# TASK DETAILS:
In the entries below, count the lines holding "that". Reply with the number only.

# Start of DATASET

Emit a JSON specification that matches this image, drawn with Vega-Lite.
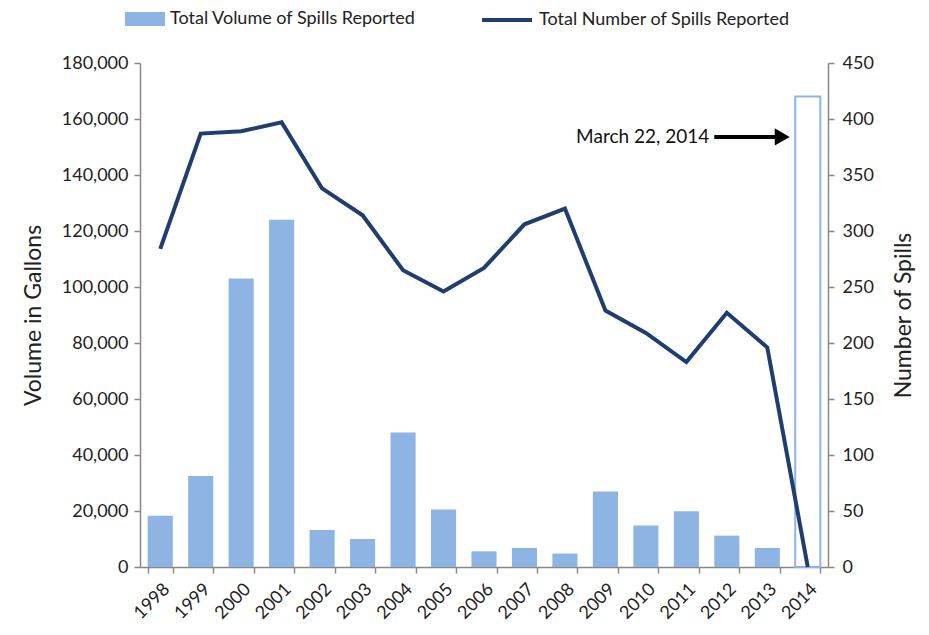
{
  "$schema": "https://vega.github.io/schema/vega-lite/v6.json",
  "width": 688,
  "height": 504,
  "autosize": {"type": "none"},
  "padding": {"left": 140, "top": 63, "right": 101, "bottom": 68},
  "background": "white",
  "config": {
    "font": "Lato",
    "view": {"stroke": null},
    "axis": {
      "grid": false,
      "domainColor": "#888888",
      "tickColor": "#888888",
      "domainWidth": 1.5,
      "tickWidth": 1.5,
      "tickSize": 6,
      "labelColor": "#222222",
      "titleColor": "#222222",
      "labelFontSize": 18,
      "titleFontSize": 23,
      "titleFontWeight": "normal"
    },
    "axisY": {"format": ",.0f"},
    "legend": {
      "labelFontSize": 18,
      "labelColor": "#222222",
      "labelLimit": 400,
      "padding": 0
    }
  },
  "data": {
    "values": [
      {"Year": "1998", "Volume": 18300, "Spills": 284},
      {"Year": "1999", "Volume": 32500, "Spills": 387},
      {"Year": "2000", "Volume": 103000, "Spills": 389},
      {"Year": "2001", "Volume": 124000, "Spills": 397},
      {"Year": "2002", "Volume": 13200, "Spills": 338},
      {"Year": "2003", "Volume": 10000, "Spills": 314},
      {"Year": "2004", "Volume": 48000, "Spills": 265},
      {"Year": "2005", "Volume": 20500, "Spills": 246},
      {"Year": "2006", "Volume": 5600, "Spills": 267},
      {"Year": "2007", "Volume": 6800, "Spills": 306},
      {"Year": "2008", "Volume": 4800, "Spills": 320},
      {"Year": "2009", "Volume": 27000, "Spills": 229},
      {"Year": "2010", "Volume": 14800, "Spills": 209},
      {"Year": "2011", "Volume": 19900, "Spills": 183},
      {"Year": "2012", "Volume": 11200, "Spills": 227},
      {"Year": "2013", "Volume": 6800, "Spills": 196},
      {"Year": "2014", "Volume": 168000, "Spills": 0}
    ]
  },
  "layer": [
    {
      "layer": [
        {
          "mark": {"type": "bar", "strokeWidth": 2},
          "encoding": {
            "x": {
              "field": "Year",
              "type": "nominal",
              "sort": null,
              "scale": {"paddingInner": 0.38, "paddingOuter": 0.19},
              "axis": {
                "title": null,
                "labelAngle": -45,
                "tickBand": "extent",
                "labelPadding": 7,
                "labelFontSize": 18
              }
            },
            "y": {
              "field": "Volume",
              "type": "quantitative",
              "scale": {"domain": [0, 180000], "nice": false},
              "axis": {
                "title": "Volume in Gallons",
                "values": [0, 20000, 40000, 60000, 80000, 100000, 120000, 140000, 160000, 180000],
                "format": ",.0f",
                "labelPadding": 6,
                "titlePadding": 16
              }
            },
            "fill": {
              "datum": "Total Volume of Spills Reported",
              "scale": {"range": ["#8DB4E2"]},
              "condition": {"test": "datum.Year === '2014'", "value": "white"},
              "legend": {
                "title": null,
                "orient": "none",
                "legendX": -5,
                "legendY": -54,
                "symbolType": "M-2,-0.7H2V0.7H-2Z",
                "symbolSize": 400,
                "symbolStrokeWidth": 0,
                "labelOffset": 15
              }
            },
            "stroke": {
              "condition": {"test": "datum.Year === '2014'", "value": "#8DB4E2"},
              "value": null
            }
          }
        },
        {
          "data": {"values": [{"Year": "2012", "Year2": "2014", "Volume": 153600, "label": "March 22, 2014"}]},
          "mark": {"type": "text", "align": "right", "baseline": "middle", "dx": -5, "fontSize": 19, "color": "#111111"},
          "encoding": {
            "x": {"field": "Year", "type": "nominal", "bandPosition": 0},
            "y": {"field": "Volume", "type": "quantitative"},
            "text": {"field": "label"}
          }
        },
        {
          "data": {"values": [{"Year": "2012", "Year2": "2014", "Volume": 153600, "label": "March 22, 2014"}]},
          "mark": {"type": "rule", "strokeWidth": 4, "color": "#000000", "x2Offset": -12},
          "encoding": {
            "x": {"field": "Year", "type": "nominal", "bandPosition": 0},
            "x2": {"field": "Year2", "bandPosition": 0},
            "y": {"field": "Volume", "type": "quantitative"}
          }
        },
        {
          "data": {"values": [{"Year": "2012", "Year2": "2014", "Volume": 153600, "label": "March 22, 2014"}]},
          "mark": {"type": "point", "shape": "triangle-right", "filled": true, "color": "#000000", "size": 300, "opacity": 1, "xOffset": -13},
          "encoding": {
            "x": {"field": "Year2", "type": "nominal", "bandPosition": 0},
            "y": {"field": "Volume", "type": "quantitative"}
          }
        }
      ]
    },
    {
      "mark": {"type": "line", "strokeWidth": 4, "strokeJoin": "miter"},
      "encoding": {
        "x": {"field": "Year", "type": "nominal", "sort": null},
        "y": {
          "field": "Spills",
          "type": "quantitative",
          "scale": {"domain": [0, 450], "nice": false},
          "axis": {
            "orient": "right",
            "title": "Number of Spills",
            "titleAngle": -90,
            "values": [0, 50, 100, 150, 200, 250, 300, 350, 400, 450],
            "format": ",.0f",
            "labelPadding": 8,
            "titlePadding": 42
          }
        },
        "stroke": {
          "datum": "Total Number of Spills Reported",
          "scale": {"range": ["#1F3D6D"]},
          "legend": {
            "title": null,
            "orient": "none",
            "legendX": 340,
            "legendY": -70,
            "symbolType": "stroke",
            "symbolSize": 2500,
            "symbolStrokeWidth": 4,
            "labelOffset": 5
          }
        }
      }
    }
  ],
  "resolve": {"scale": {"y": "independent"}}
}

# End of DATASET
# Start of DATASET

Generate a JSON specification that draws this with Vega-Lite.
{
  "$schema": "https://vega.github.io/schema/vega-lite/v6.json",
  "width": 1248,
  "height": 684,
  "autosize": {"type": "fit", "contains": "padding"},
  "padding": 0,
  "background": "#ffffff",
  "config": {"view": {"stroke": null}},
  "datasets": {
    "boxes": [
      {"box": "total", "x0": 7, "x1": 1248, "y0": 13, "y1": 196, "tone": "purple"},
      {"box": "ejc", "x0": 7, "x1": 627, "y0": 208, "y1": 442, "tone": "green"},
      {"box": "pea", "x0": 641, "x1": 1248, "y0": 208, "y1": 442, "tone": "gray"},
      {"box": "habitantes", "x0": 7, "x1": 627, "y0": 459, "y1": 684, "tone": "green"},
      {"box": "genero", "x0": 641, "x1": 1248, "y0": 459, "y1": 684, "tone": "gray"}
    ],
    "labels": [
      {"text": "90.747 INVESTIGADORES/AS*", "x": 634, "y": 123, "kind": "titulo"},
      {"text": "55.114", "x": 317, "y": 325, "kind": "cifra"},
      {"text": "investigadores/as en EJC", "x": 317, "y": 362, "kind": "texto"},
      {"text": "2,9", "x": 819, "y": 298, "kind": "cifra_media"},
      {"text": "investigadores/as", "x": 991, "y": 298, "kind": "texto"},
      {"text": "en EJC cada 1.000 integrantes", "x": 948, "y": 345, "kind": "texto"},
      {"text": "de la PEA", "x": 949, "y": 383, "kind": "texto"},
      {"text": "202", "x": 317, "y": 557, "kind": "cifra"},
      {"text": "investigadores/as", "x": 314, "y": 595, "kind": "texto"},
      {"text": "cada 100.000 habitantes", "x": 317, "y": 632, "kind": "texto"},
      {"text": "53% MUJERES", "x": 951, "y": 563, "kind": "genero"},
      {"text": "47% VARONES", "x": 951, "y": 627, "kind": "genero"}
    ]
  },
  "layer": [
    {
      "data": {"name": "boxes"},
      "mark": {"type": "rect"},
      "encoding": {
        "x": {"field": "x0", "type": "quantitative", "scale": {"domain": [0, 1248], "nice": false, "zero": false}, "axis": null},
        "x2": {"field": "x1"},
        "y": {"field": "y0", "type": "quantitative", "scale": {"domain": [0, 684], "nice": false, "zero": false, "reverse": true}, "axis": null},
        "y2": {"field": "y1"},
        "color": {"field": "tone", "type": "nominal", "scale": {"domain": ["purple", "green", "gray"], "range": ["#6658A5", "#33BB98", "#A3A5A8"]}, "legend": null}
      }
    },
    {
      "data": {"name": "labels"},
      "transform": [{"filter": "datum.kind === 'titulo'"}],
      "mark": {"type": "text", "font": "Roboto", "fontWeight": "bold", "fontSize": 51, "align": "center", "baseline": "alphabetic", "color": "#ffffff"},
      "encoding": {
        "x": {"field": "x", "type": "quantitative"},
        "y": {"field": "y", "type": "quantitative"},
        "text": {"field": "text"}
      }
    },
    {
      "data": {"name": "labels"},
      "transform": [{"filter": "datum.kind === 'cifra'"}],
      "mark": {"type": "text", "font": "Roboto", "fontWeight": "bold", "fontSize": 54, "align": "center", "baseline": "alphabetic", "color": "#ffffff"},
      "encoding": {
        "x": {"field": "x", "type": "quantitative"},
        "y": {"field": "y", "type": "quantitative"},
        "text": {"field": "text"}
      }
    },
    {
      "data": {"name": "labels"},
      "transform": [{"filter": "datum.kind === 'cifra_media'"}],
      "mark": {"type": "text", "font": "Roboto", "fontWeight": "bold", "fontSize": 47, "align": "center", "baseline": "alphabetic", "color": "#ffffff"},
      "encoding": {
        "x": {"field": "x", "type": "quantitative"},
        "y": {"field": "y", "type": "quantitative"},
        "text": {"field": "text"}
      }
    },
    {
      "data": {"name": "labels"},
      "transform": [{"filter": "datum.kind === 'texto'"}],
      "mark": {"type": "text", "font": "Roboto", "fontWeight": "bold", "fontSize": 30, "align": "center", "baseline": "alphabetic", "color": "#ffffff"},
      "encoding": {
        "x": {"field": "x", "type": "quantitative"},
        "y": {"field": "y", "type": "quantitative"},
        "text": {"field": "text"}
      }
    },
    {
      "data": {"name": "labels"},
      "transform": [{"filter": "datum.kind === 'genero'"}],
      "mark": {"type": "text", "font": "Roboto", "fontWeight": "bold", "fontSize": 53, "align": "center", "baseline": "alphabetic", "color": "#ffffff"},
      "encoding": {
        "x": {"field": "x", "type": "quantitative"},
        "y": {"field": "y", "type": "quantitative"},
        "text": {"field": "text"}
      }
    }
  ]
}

# End of DATASET

# CORRECT ANSWER:
2